-- START OF Data --

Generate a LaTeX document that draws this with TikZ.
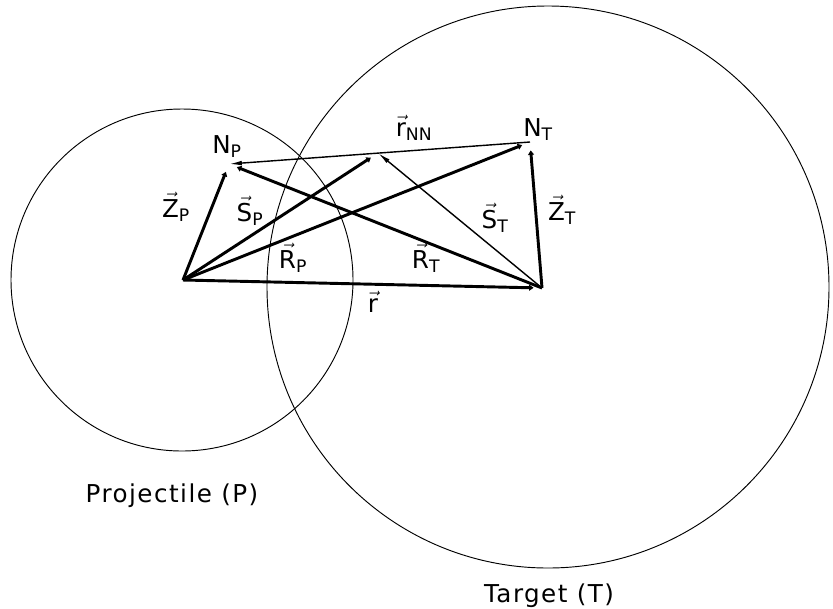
\documentclass[tikz,border=0pt]{standalone}
\usepackage{amsmath}
\usepackage{fontspec}
\setmainfont{DejaVu Sans}
\newfontfamily\lettering[LetterSpace=6]{DejaVu Sans}
\usetikzlibrary{arrows.meta}

\begin{document}
\begin{tikzpicture}[x=0.3mm, y=-0.3mm, >={Latex[length=11pt, width=4pt]},
    font=\fontsize{21}{25}\selectfont,
    nucleus/.style={draw, line width=0.8pt},
    vecthick/.style={->, line width=2.5pt},
    vecthin/.style={->, line width=1.2pt},
    lbl/.style={anchor=base, inner sep=0pt},
    nuclabel/.style={anchor=base, inner sep=0pt,
                     font=\fontsize{21}{25}\selectfont\lettering}]
    \useasboundingbox (0,0) rectangle (833,608);

    \coordinate (P)  at (183,280);
    \coordinate (T)  at (542,288);
    \coordinate (NP) at (229,164);
    \coordinate (NT) at (530,142);
    \coordinate (M)  at (378,153);

    % nuclei
    \draw[nucleus] (182,280) circle[radius=171];
    \draw[nucleus] (548,287) circle[radius=281];

    % vectors
    \draw[vecthick] (P) -- (NP);
    \draw[vecthick] (P) -- (M);
    \draw[vecthick] (P) -- (NT);
    \draw[vecthick] (P) -- (T);
    \draw[vecthick] (T) -- (NP);
    \draw[vecthin]  (T) -- (M);
    \draw[vecthick] (T) -- (NT);
    \draw[vecthin]  (NT) -- (NP);

    % labels
    \node[lbl] (np) at (227,153) {$\text{N}_{\text{P}}$};
    \node[lbl] (nt) at (538,136) {$\text{N}_{\text{T}}$};
    \node[lbl] (zp) at (176,217) {$\vec{\text{Z}}_{\text{P}}$};
    \node[lbl] (sp) at (250,221) {$\vec{\text{S}}_{\text{P}}$};
    \node[lbl] (rp) at (293,268) {$\vec{\text{R}}_{\text{P}}$};
    \node[lbl] (rnn) at (414,136) {$\vec{\text{r}}_{\text{NN}}$};
    \node[lbl] (st) at (495,228) {$\vec{\text{S}}_{\text{T}}$};
    \node[lbl] (zt) at (562,220) {$\vec{\text{Z}}_{\text{T}}$};
    \node[lbl] (rt) at (426,268) {$\vec{\text{R}}_{\text{T}}$};
    \node[lbl] (r)  at (373,312) {$\vec{\text{r}}$};

    \node[nuclabel] (proj) at (172,502) {Projectile (P)};
    \node[nuclabel] (targ) at (549,602) {Target (T)};
\end{tikzpicture}
\end{document}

-- END OF Data --

■ Given exercise
Keep every word of the data as it is when you write it out, but drop the pictures.

■ Solution to this task
Generate a LaTeX document that draws this with TikZ.
\documentclass[tikz,border=0pt]{standalone}
\usepackage{amsmath}
\usepackage{fontspec}
\setmainfont{DejaVu Sans}
\newfontfamily\lettering[LetterSpace=6]{DejaVu Sans}
\usetikzlibrary{arrows.meta}

\begin{document}
\begin{tikzpicture}[x=0.3mm, y=-0.3mm, >={Latex[length=11pt, width=4pt]},
    font=\fontsize{21}{25}\selectfont,
    nucleus/.style={draw, line width=0.8pt},
    vecthick/.style={->, line width=2.5pt},
    vecthin/.style={->, line width=1.2pt},
    lbl/.style={anchor=base, inner sep=0pt},
    nuclabel/.style={anchor=base, inner sep=0pt,
                     font=\fontsize{21}{25}\selectfont\lettering}]
    \useasboundingbox (0,0) rectangle (833,608);

    \coordinate (P)  at (183,280);
    \coordinate (T)  at (542,288);
    \coordinate (NP) at (229,164);
    \coordinate (NT) at (530,142);
    \coordinate (M)  at (378,153);

    % nuclei
    \draw[nucleus] (182,280) circle[radius=171];
    \draw[nucleus] (548,287) circle[radius=281];

    % vectors
    \draw[vecthick] (P) -- (NP);
    \draw[vecthick] (P) -- (M);
    \draw[vecthick] (P) -- (NT);
    \draw[vecthick] (P) -- (T);
    \draw[vecthick] (T) -- (NP);
    \draw[vecthin]  (T) -- (M);
    \draw[vecthick] (T) -- (NT);
    \draw[vecthin]  (NT) -- (NP);

    % labels
    \node[lbl] (np) at (227,153) {$\text{N}_{\text{P}}$};
    \node[lbl] (nt) at (538,136) {$\text{N}_{\text{T}}$};
    \node[lbl] (zp) at (176,217) {$\vec{\text{Z}}_{\text{P}}$};
    \node[lbl] (sp) at (250,221) {$\vec{\text{S}}_{\text{P}}$};
    \node[lbl] (rp) at (293,268) {$\vec{\text{R}}_{\text{P}}$};
    \node[lbl] (rnn) at (414,136) {$\vec{\text{r}}_{\text{NN}}$};
    \node[lbl] (st) at (495,228) {$\vec{\text{S}}_{\text{T}}$};
    \node[lbl] (zt) at (562,220) {$\vec{\text{Z}}_{\text{T}}$};
    \node[lbl] (rt) at (426,268) {$\vec{\text{R}}_{\text{T}}$};
    \node[lbl] (r)  at (373,312) {$\vec{\text{r}}$};

    \node[nuclabel] (proj) at (172,502) {Projectile (P)};
    \node[nuclabel] (targ) at (549,602) {Target (T)};
\end{tikzpicture}
\end{document}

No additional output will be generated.